Pada tahun 1950 sampai dengan tahun 1960 Gesang sibuk bekerja untuk mencari nafkah untuk rumah tangganya. Menurutnya sebagai seseorang yang berjiwa seni dan bercita-cita untuk menjadi pencipta lagu sekaligus penyanyi, ia juga harus mencari nafkah agar kebutuhan hidupnya terpenuhi. Menurutnya tentunya pikirannya tidak akan bisa cemerlang jika keadaan rumah tangganya mengalami kekurangan. Bagi Gesang pikiran yang kurang cemerlang dan kurang jernih akan sangat mempengaruhi kreativitasnya dalam menciptakan lagu. Pikiran yang kurang cemerlang, membuatnya sulit untuk menciptakan lagu yang baru. Gesang mengatakan bahwa kepentingan makan, minum serta kebutuhan lain yang pokok, tentu tidak biasa secara serta merta dikalahkan dengan kegiatan mencipta lagu yang jika sedang timbul ide membutuhkan ketenangan serta waktu yang cukup longgar. Itulah yang menyebabkan Gesang selama 10 tahun mulai dari tahun 1950-1960 tidak menciptakan lagu sama sekali (Utomo, 1986 : 49).

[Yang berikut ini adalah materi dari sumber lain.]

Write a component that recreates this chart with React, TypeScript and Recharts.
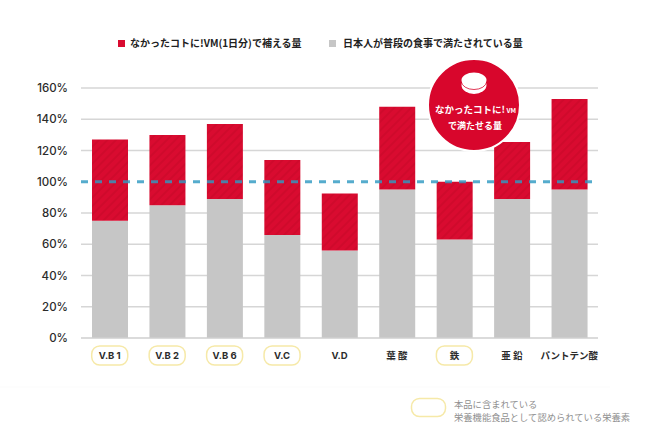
import { BarChart, Bar, XAxis, YAxis, CartesianGrid, ReferenceLine, Legend } from 'recharts';

const nutrients = ['V.B 1', 'V.B 2', 'V.B 6', 'V.C', 'V.D', '葉 酸', '鉄', '亜 鉛', 'パントテン酸'];
const dietValues = [75, 85, 89, 66, 56, 95, 63, 89, 95];
const supplementValues = [52, 45, 48, 48, 36.5, 53, 37, 36.5, 58];
const highlighted = ['V.B 1', 'V.B 2', 'V.B 6', 'V.C', '鉄'];
const yTicks = [0, 20, 40, 60, 80, 100, 120, 140, 160];
// the 100% level is carried by the dashed line only
const gridValues = [20, 40, 60, 80, 120, 140, 160];

const supplementName = 'なかったコトに!VM(1日分)で補える量';
const dietName = '日本人が普段の食事で満たされている量';

const data = nutrients.map((name, i) => ({
  name,
  diet: dietValues[i],
  supplement: supplementValues[i],
}));

const JP = '"Noto Sans CJK JP", sans-serif';
const RED = '#d90b30';
const GRAY = '#c6c6c6';
const YELLOW = '#f6e9a8';

function NutrientTick({ x, y, payload }: any) {
  const on = highlighted.includes(payload.value);
  return (
    <g>
      {on && (
        <rect x={x - 18} y={y} width={36} height={19} rx={8} fill="#fff" stroke={YELLOW} strokeWidth={1.5} />
      )}
      <text
        x={x}
        y={y + 13}
        textAnchor="middle"
        fontSize={9.5}
        fontWeight={700}
        fontFamily={`Inter, ${JP}`}
        fill="#2b2b2b"
      >
        {payload.value}
      </text>
    </g>
  );
}

function TopLegend() {
  return (
    <div style={{ fontFamily: JP, fontSize: 10, fontWeight: 700, color: '#222', lineHeight: '14px' }}>
      <span style={{ position: 'absolute', left: 118, top: 40, width: 7, height: 7, background: RED }} />
      <span style={{ position: 'absolute', left: 130, top: 36, whiteSpace: 'nowrap' }}>{supplementName}</span>
      <span style={{ position: 'absolute', left: 329, top: 40, width: 7, height: 7, background: GRAY }} />
      <span style={{ position: 'absolute', left: 343, top: 36, whiteSpace: 'nowrap' }}>{dietName}</span>
    </div>
  );
}

export default function App() {
  return (
    <div style={{ position: 'absolute', left: 0, top: 0, width: 650, height: 435, background: '#fff', overflow: 'hidden' }}>
      <BarChart
        width={650}
        height={435}
        data={data}
        margin={{ top: 88, right: 52, left: 0, bottom: 37 }}
        barSize={36}
      >
        <defs>
          <pattern id="hatch" width="6" height="6" patternUnits="userSpaceOnUse" patternTransform="rotate(45)">
            <rect width="6" height="6" fill={RED} />
            <rect width="2" height="6" fill="#cf0a2c" />
          </pattern>
        </defs>
        <CartesianGrid vertical={false} horizontalValues={gridValues} stroke="#d6d6d6" strokeWidth={1.5} />
        <XAxis
          dataKey="name"
          height={60}
          interval={0}
          tickLine={false}
          axisLine={{ stroke: '#cfcfcf', strokeWidth: 1.5 }}
          tick={<NutrientTick />}
        />
        <YAxis
          width={81}
          domain={[0, 160]}
          ticks={yTicks}
          tickFormatter={(v: number) => `${v}%`}
          tickLine={false}
          axisLine={false}
          tickMargin={7}
          tick={{ fontSize: 11.5, fontWeight: 500, fontFamily: 'Inter, sans-serif', fill: '#2b2b2b' }}
        />
        <Legend content={<TopLegend />} wrapperStyle={{ left: 0, top: 0, bottom: 'auto', width: 650, height: 0 }} />
        <Bar dataKey="diet" name={dietName} stackId="a" fill={GRAY} isAnimationActive={false} />
        <Bar dataKey="supplement" name={supplementName} stackId="a" fill="url(#hatch)" isAnimationActive={false} />
        <ReferenceLine y={100} stroke="#2f9ac2" strokeOpacity={0.82} strokeWidth={2.8} strokeDasharray="7 7" />
      </BarChart>

      {/* callout bubble and footnote sit on top of the chart */}
      <svg width={650} height={435} style={{ position: 'absolute', left: 0, top: 0 }}>
        <circle cx={474} cy={105} r={46} fill="#d8062c" stroke="#fff" strokeWidth={2} />
        <ellipse cx={474} cy={85} rx={12.5} ry={9} fill="#fff" />
        <path d="M461.5 81.5 a12.5 8 0 0 0 25 0" fill="none" stroke="#d8062c" strokeWidth={0.8} />
        <ellipse cx={474} cy={80} rx={12.5} ry={7.5} fill="#fff" />
        <text x={435} y={113} fontSize={9.5} fontWeight={700} fontFamily={JP} fill="#fff">
          なかったコトに!
          <tspan fontSize={6.5}> VM</tspan>
        </text>
        <text x={475} y={129} textAnchor="middle" fontSize={9} fontWeight={700} fontFamily={JP} fill="#fff">
          で満たせる量
        </text>

        <line x1={0} x2={610} y1={387} y2={387} stroke="#fbfbfb" />
        <rect x={411.5} y={398.5} width={34} height={18} rx={8} fill="#fff" stroke={YELLOW} strokeWidth={1.5} />
        <text x={454} y={408} fontSize={9.3} fontFamily={JP} fill="#8f8f8f">
          本品に含まれている
        </text>
        <text x={454} y={421} fontSize={9.3} fontFamily={JP} fill="#8f8f8f">
          栄養機能食品として認められている栄養素
        </text>
      </svg>
    </div>
  );
}
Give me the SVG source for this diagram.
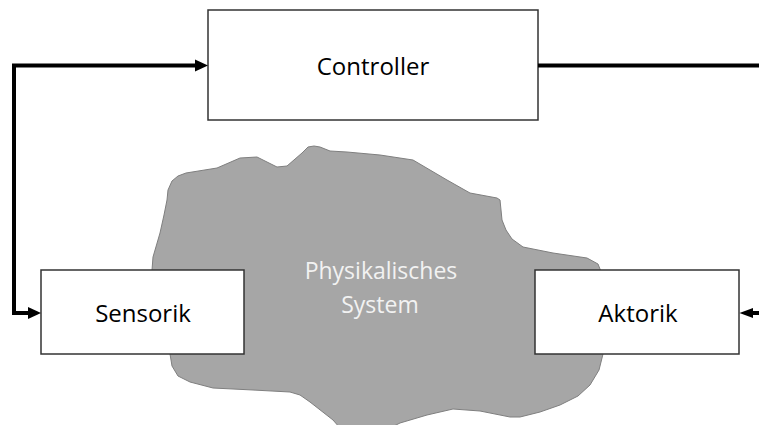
<svg xmlns="http://www.w3.org/2000/svg" width="759" height="425" viewBox="0 0 759 425">
<style>
.box{fill:#ffffff;stroke:#333333;stroke-width:1.5}
.lbl{font-family:"Open Sans","Liberation Sans",sans-serif;font-size:24px;fill:#000000;text-anchor:middle}
.sys{font-family:"Open Sans","Liberation Sans",sans-serif;font-size:23px;fill:#f2f2f2;text-anchor:middle}
.wire{fill:none;stroke:#000000;stroke-width:4}
.head{fill:#000000}
</style>
<rect width="759" height="425" fill="#ffffff"/>
<g id="system">
<path d="M167,200 L168,190 L172,181 L178,176 L186,173 L217,168 L240,158 L257,157 L277,167 L287,166 L302,153 L308,147 L314,146 L320,147 L330,151 L347,152 L380,155 L413,160 L447,180 L470,193 L497,198 L500,200 L502,220 L506,230 L512,239 L523,247 L553,253 L587,258 L598,264 L602,274 L604,290 L605,330 L603,354 L599,370 L590,385 L578,396 L560,405 L540,412 L520,417 L510,417 L480,411 L453,409 L427,415 L400,423 L390,428 L340,428 L333,420 L310,402 L300,395 L290,392 L253,390 L213,388 L190,382 L178,376 L172,366 L170,354 L160,330 L152,270 L153,257 L160,233 L164,215 Z" fill="#a6a6a6" stroke="#7f7f7f" stroke-width="1"/>
<text class="sys" x="381" y="279">Physikalisches</text>
<text class="sys" x="380" y="313">System</text>
</g>
<g id="controller">
<rect class="box" x="208" y="10" width="330" height="110"/>
<text class="lbl" x="373" y="75">Controller</text>
</g>
<g id="sensorik">
<rect class="box" x="41" y="270" width="203" height="84"/>
<text class="lbl" x="143" y="322">Sensorik</text>
</g>
<g id="aktorik">
<rect class="box" x="535" y="270" width="204" height="84"/>
<text class="lbl" x="638" y="322">Aktorik</text>
</g>
<g id="connectors">
<polyline class="wire" points="196,65.5 14,65.5 14,313 29,313"/>
<polygon class="head" points="208,65.5 195,59.5 195,71.5"/>
<polygon class="head" points="41,313 28,307 28,319"/>
<polyline class="wire" points="538,65.5 759,65.5"/>
<line class="wire" x1="759" y1="313" x2="750" y2="313"/>
<polygon class="head" points="739.5,313 753,308 753,318"/>
</g>
</svg>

Dalam menciptakan lagu-lagunya Gesang membutuhkan waktu yang cukup lama. Dia bukan tipe pencipta lagu yang menciptakan lagunya secara cepat dan dalam waktu yang singkat. Karena harus bekerja dan aktivitasnya yang lain selain bernyanyi, ia butuh waktu senggang dan waktu tertentu untuk menciptakan lagu-lagunya. Dalam proses penciptaan lagunya membutuhkan aktu yang tidak sedikit, terkadang sampai berbulan-bulan. Itu terjadi karena terkadang Gesang tidak sekali jadi di dalam menciptakan lagunya. Ia harus berusaha mencari nada dan syair yang sesuai dengan keinginan hatinya, jika terasa belum mantap untuk menjadi sebuah lagu yang didinginkannya ia harus merubahnya kembali agar sesuai dengan apa yang diinginkannya. Jarak waktu terciptanya lagu antara yang satu dengan yang lain pun memiliki jeda yang cukup lama, sehingga dalam kurun waktu yang lama sampai sekarang ini ia mengakui hanya menciptakan sebanyak 50 lagu.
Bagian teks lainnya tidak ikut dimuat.